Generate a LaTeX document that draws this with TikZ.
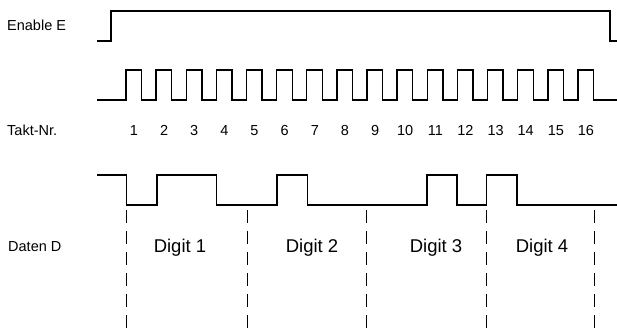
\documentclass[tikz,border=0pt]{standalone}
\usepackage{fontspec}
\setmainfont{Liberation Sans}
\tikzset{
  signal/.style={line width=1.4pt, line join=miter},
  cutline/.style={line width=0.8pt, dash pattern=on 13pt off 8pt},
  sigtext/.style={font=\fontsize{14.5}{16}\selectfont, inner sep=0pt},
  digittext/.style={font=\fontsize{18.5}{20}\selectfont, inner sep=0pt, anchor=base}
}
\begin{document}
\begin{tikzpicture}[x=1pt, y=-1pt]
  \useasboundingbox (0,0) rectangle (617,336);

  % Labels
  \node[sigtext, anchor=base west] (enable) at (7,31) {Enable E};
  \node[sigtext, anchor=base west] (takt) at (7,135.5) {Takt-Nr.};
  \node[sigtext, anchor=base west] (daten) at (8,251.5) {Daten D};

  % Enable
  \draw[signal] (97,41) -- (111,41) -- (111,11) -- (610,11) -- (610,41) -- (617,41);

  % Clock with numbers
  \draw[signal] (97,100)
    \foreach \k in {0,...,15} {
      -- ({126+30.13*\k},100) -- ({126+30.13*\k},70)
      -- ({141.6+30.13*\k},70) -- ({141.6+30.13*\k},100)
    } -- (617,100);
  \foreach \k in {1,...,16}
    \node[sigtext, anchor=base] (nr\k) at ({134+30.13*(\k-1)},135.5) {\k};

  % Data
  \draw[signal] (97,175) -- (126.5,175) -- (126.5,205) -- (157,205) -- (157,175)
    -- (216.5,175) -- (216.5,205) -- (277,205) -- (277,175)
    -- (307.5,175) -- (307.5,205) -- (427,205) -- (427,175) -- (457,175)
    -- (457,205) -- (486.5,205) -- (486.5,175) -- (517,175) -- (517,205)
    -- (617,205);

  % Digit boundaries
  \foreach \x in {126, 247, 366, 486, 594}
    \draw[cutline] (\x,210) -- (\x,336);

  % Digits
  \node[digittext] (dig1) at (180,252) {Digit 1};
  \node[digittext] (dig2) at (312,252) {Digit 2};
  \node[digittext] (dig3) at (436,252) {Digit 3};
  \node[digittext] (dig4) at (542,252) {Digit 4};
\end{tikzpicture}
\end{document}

####

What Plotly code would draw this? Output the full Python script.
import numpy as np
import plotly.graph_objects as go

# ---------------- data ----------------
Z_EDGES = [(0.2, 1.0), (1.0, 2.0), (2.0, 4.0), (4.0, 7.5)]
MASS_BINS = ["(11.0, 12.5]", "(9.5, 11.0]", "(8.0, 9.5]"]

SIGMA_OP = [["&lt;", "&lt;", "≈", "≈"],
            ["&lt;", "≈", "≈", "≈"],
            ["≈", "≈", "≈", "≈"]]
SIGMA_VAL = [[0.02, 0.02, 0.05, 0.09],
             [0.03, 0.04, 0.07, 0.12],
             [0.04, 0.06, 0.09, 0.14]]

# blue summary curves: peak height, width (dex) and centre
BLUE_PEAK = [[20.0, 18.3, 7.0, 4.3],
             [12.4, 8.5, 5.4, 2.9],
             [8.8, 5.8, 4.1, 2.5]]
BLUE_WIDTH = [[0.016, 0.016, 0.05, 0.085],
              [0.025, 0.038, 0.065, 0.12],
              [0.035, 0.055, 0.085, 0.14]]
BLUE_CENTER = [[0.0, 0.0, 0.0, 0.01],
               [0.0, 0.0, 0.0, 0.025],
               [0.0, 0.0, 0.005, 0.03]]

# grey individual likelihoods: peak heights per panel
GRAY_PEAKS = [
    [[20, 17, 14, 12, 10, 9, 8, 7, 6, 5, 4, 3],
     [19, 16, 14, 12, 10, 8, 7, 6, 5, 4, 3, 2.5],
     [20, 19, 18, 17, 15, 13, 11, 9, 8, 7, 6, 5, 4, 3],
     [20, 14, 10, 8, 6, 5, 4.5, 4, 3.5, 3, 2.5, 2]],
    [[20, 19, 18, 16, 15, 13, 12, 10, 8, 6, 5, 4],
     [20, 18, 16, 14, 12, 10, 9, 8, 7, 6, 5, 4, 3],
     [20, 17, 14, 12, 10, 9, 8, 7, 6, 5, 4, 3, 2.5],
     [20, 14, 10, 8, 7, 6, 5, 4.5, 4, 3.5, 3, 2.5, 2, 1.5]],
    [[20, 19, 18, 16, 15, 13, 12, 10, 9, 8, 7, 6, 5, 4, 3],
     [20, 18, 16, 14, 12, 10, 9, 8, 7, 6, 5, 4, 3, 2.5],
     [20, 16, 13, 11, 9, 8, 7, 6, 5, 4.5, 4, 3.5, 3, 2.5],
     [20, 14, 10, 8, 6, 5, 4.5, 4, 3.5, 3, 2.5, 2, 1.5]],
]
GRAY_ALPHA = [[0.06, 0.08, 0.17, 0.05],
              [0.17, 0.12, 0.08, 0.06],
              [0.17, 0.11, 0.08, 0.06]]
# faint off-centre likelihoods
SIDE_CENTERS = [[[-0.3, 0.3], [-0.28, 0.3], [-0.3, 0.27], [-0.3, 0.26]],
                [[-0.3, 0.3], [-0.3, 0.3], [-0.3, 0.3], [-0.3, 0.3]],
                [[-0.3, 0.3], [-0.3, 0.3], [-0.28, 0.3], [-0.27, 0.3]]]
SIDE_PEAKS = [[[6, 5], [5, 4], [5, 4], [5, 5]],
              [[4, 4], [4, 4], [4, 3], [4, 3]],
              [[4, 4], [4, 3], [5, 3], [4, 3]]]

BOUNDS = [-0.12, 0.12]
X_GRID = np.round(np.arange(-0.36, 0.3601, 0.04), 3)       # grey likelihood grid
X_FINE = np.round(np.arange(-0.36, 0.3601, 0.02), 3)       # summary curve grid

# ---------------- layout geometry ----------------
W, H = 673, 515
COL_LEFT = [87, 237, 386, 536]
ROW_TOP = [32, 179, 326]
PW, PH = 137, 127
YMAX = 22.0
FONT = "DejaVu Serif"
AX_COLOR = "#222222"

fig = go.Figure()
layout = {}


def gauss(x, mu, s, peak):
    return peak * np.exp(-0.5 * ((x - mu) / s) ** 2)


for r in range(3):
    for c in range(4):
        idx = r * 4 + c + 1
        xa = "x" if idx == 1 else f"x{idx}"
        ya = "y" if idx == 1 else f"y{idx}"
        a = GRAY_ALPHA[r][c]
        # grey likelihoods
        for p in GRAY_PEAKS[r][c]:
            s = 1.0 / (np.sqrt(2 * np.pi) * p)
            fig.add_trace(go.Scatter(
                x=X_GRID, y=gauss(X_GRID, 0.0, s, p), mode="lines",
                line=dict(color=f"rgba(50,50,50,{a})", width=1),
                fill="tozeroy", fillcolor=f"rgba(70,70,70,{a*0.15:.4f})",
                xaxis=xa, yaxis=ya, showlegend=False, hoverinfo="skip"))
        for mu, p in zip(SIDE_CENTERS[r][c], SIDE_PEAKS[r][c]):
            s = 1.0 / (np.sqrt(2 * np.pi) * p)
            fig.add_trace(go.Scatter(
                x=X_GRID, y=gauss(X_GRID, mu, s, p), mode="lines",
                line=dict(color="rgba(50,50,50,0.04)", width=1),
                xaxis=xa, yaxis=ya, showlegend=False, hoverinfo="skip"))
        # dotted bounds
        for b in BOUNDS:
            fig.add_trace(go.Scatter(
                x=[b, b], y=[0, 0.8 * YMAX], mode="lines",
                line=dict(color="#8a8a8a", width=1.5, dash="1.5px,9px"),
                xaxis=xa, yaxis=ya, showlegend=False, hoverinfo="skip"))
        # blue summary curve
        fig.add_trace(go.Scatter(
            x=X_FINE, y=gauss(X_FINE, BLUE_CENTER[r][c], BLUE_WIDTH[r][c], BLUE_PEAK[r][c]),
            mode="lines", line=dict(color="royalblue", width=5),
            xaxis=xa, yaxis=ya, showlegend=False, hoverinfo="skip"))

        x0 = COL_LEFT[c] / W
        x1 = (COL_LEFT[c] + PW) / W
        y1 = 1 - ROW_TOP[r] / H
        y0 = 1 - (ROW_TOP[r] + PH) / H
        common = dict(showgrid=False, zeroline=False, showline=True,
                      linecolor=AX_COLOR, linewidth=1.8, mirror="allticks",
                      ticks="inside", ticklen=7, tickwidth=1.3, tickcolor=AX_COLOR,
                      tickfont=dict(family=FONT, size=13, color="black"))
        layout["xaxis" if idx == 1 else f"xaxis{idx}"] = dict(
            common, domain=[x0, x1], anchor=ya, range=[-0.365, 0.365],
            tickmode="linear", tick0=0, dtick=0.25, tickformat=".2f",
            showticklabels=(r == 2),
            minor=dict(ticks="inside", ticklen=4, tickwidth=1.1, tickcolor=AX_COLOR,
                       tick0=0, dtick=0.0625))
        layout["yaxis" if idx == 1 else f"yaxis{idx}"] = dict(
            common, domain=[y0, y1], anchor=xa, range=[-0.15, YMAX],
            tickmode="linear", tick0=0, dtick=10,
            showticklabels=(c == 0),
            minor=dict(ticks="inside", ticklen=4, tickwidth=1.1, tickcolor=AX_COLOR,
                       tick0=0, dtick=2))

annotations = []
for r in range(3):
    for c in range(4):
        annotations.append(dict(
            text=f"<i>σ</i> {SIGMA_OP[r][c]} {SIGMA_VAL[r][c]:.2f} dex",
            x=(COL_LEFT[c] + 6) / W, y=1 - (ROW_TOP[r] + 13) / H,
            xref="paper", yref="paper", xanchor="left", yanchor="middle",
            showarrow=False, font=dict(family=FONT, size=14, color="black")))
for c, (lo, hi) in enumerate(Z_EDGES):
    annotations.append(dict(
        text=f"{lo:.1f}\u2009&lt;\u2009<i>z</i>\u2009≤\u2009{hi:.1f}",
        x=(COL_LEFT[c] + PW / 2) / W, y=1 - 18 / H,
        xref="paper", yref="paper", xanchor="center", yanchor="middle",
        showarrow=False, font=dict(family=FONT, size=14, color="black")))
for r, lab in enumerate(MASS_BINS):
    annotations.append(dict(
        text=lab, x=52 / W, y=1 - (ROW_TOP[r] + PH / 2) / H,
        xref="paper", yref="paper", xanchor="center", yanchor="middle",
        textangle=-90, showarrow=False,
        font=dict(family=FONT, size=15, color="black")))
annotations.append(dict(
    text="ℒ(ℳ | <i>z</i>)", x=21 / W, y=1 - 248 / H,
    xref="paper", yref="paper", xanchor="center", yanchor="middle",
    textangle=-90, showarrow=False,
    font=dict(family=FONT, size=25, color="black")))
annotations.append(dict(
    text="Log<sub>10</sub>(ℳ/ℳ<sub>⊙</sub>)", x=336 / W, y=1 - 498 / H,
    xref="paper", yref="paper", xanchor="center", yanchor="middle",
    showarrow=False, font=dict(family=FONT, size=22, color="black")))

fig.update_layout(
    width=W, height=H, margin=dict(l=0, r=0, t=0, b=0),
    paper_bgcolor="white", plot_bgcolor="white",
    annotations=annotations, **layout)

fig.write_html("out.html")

####

### [Your task]
Report how many lines in the data contain the word "this", with no words besides the number.

### [Full output]
2